O último habitante da terra e a função de um Juiz

O caso repercutiu em Criciúma e no Brasil. O resumo da história é simples: cidadão foi notificado pela não utilização de máscara. Impetrou Mandado de Segurança no Poder Judiciário solicitando fosse garantido “(…) o direito de andar livremente sem máscaras, alegando ilegalidade e inconstitucionalidade das normas municipais que obrigam ao cidadão criciumense circular com máscara protetiva sob pena de multa.” O cidadão afirmou que o uso obrigatório de máscara seria inconstitucional. 

O Juiz de Direito Pedro Aujor Furtado Junior, da 2ª Vara da Fazenda Pública de Criciúma, proferiu decisão, em caráter liminar, indeferindo o pedido. Os fatos marcantes dizem respeito aos fundamentos que o Juiz utilizou para negar o pedido liminar.

Seguem alguns trechos da decisão:

Fosse o impetrante o último e único indivíduo morador de Criciúma (ou afinal o último habitante do planeta, uma vez que se cuida de pandemia e como o próprio nome sugere trata-se de uma epidemia global) não haveria o menor problema para que o mesmo circulasse livremente sem máscara e ficasse exposto ao vírus Covid-19 (ou a qualquer outra moléstia letal transmissível) por sua livre e espontânea vontade, uma vez que não transmitiria seus males para quem quer que seja.

(…)

Todos querem a liberdade, mas seus limites encontram-se na liberdade de outrem não querer ser exposto ao vírus de o qual o impetrante pode sim ser portador (o mesmo não apresentou com a impetração prova de que é soro-negativo ao Covid-19, lembrando que o mandado de segurança exige prova pré-constituída)

(…)

E arrematou assim o Juiz da 2ª Vara da Fazenda Pública de Criciúma: Recomenda-se pois ao impetrante que use a máscara.”

Alguns criticaram a decisão do Juiz, entre eles, obviamente, o autor. Não se pode tentar reprimir a crítica dessas pessoas a pretexto de buscar argumentos para concordar com a decisão do Juiz. A crítica é válida (sempre!) de qualquer dos lados.

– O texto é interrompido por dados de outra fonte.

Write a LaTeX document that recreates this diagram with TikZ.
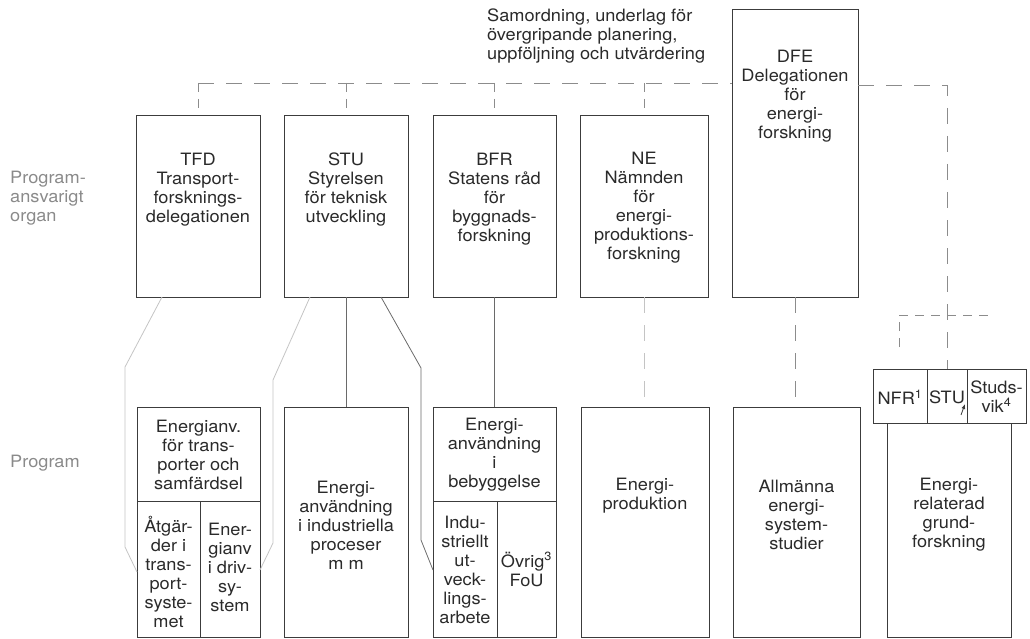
\documentclass[tikz,border=0pt]{standalone}
\usepackage{fontspec}
\setmainfont[FakeStretch=1.07]{TeX Gyre Heros}
\usetikzlibrary{fit,arrows.meta}
\definecolor{boxc}{HTML}{3C3C3C}
\definecolor{txtc}{HTML}{2A2A2A}
\definecolor{labc}{HTML}{8A8A8A}
\definecolor{dashc}{HTML}{8C8C8C}
\definecolor{faintc}{HTML}{C4C4C4}
\definecolor{connc}{HTML}{6A6A6A}
\begin{document}
\begin{tikzpicture}[x=1pt,y=-1pt,
  box/.style={draw=boxc, line width=0.9pt, inner sep=0pt},
  txt/.style={align=center, inner sep=0pt, text=txtc, font=\fontsize{17}{19}\selectfont},
  lab/.style={align=left, inner sep=0pt, text=labc, font=\fontsize{17}{19}\selectfont, anchor=west},
  dsh/.style={draw=dashc, line width=0.8pt, dash pattern=on 16pt off 12pt},
  dshs/.style={draw=dashc, line width=0.8pt, dash pattern=on 9pt off 7pt},
  faint/.style={draw=faintc, line width=0.8pt},
  conn/.style={draw=connc, line width=0.8pt}]
\useasboundingbox (0,0) rectangle (1030,639);

% top row: programme-responsible bodies
\node[box, fit={(136,115)(260,297)}] (tfd) {};
\node[box, fit={(284,115)(408,297)}] (stu) {};
\node[box, fit={(433,115)(556,297)}] (bfr) {};
\node[box, fit={(580,115)(708,297)}] (ne) {};
\node[box, fit={(732,9)(858,297)}] (dfe) {};

\node[txt] (tfdt) at (198,190) {TFD\\Transport-\\forsknings-\\delegationen};
\node[txt] (stut) at (346,190) {STU\\Styrelsen\\för teknisk\\utveckling};
\node[txt] (bfrt) at (494.5,199) {BFR\\Statens råd\\för\\byggnads-\\forskning};
\node[txt] (net) at (644,208) {NE\\Nämnden\\för\\energi-\\produktions-\\forskning};
\node[txt] (dfet) at (795,96) {DFE\\Delegationen\\för\\energi-\\forskning};

\node[txt, align=left, anchor=west] (samt) at (487,36) {Samordning, underlag för\\övergripande planering,\\uppföljning och utvärdering};

\node[lab] (lab1) at (10,198) {Program-\\ansvarigt\\organ};
\node[lab] (lab2) at (10,463) {Program};

% bottom row: programmes
\node[box, fit={(137,407)(260,637)}] (pt) {};
\node[box, fit={(137,407)(260,501)}] (pt1) {};
\node[box, fit={(137,501)(200,637)}] (pt2) {};
\node[box, fit={(200,501)(260,637)}] (pt3) {};
\node[box, fit={(284,407)(408,637)}] (pi) {};
\node[box, fit={(433,407)(556,637)}] (pb) {};
\node[box, fit={(433,407)(556,501)}] (pb1) {};
\node[box, fit={(433,501)(497,637)}] (pb2) {};
\node[box, fit={(497,501)(556,637)}] (pb3) {};
\node[box, fit={(581,407)(709,637)}] (pe) {};
\node[box, fit={(733,407)(860,637)}] (pa) {};
\node[box, fit={(887,423)(1011,637)}] (pg) {};
\node[box, fit={(873,369)(927,423)}] (nfr) {};
\node[box, fit={(927,369)(967,423)}] (stuc) {};
\node[box, fit={(967,369)(1026,423)}] (studs) {};

\node[txt] at (198.5,455) {Energianv.\\för trans-\\porter och\\samfärdsel};
\node[txt] at (168.5,572) {Åtgär-\\der i\\trans-\\port-\\syste-\\met};
\node[txt] at (230,567) {Ener-\\gianv\\i driv-\\sy-\\stem};
\node[txt] at (346,525) {Energi-\\användning\\i industriella\\proceser\\m m};
\node[txt] at (494.5,455) {Energi-\\användning\\i\\bebyggelse};
\node[txt] at (465,570) {Indu-\\striellt\\ut-\\veck-\\lings-\\arbete};
\node[txt] at (526.5,569) {Övrig\textsuperscript{3}\\FoU};
\node[txt] at (645,496) {Energi-\\produktion};
\node[txt] at (796.5,515) {Allmänna\\energi-\\system-\\studier};
\node[txt] at (949,515) {Energi-\\relaterad\\grund-\\forskning};
\node[txt] at (900,397) {NFR\textsuperscript{1}};
\node[txt] at (947,397) {STU};
\node[txt] at (996.5,397) {Studs-\\vik\textsuperscript{4}};

% coordination bus
\coordinate (b1) at (198,83);
\coordinate (b2) at (346,83);
\coordinate (b3) at (494.5,83);
\coordinate (b4) at (644,83);
\coordinate (b5) at (732,83);
\draw[dsh] (b1) -- (b5);
\draw[dshs] (b1) -- (tfd.north);
\draw[dshs] (b2) -- (stu.north);
\draw[dshs] (b3) -- (bfr.north);
\draw[dshs] (b4) -- (ne.north);

\coordinate (r1) at (858,85);
\coordinate (r2) at (947,85);
\draw[dsh] (r1) -- (r2) -- (stuc.north);
\coordinate (k1) at (899,347);
\coordinate (k2) at (899,315);
\coordinate (k3) at (994,315);
\draw[dshs] (k1) -- (k2) -- (k3);

% vertical links
\draw[conn] (stu.south) -- (pi.north);
\draw[conn] (bfr.south) -- (pb.north);
\draw[dsh, draw=faintc] (ne.south) -- (ne.south |- pe.north);
\draw[dsh] (dfe.south) -- (dfe.south |- pa.north);

% bracket links
\coordinate (t1) at (162,297);
\coordinate (t2) at (137,572);
\draw[faint] (t1) -- (125,367) -- (125,547) -- (t2);
\coordinate (s1) at (310,297);
\coordinate (s2) at (260,570);
\draw[faint] (s1) -- (273,380) -- (273,543) -- (s2);
\coordinate (u1) at (381,297);
\coordinate (u2) at (433,570);
\draw[conn] (u1) -- (421,368) -- (421,540) -- (u2);

% small arrow in STU cell
\coordinate (a1) at (961,415);
\coordinate (a2) at (965,404);
\draw[boxc, line width=0.8pt, -{Latex[length=5pt,width=4pt]}] (a1) -- (a2);
\end{tikzpicture}
\end{document}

            O que talvez fique obscuro da população em geral é descobrir que o papel de um Juiz não se resume em aplicar friamente a Lei. A função do juiz é resolver os litígios mediante aplicação da Lei mas com atenção, caso a caso, de diversos fatores (sociais, econômicos, políticos, jurídicos, etc.) que influenciam em tal processo. Os livros clássicos do Direito assim orientam. Não é outra a lição de Calamandrei[1] (1999, p. 183):

 
Não basta que os magistrados conheçam com perfeição as leis tais como são escritas; seria necessário que conhecessem igualmente a sociedade em que essas leis devem viver.
 
               Cappelletti[2] (1993, p. 105) é magistral ao afirmar que:
 
[...] embora a profissão ou carreira dos juízes possa ser isolada da realidade da vida social, a sua função os constrange, todavia, dia após dia, a se inclinar sobre essa realidade da vida social, pois chamados a decidir casos envolvendo pessoas reais, fatos concretos, problemas atuais da vida. 
Slaibi Filho[3] (2000, p. 444/448) traz, novamente, importante lição ao ensinar que “[...] o juiz tem o dever moral e jurídico de não ser o ‘conviva de pedra’, mesmo porque não se despe de seus caracteres humanos. [...] Ao juiz basta incorporar seu espírito à sentença, pois ela expressa seu sentimento de justiça.”
 
O juiz é um ser social, inserido em determinado agrupamento social, dotado de conceitos éticos e morais, e a sentença é um conglomerado de todos esses fatores: a norma jurídica aplicável ao caso, o contexto social da norma, os conceitos éticos e morais do juiz, etc.
 
Ao final, a decisão do Juiz da 2ª Vara da Fazenda Pública está aberta a receber críticas? Sempre! 
 
É função de um Juiz analisar um caso diante de um contexto que ultrapassa somente aquilo o que diz a Lei? Sempre! 
 
A decisão moral e final é cada um de nós? Sempre!

[1] CALAMANDREI, Piero. Direito processual civil. Tradução de Luiz Abezia e Sandra Drina Fernandes Barbiery. Campinas: Bookseller, 1999.

[2] CAPPELLETTI, Mauro. Juízes legisladores? Tradução de Carlos Alberto Álvaro de Oliveira. Porto Alegre: Serio Antonio Fabris Editor, 1993.

[3] SLAIBI FILHO, Nagib. Sentença Cível: fundamentos e técnica. Rio de Janeiro: Forense, 2000.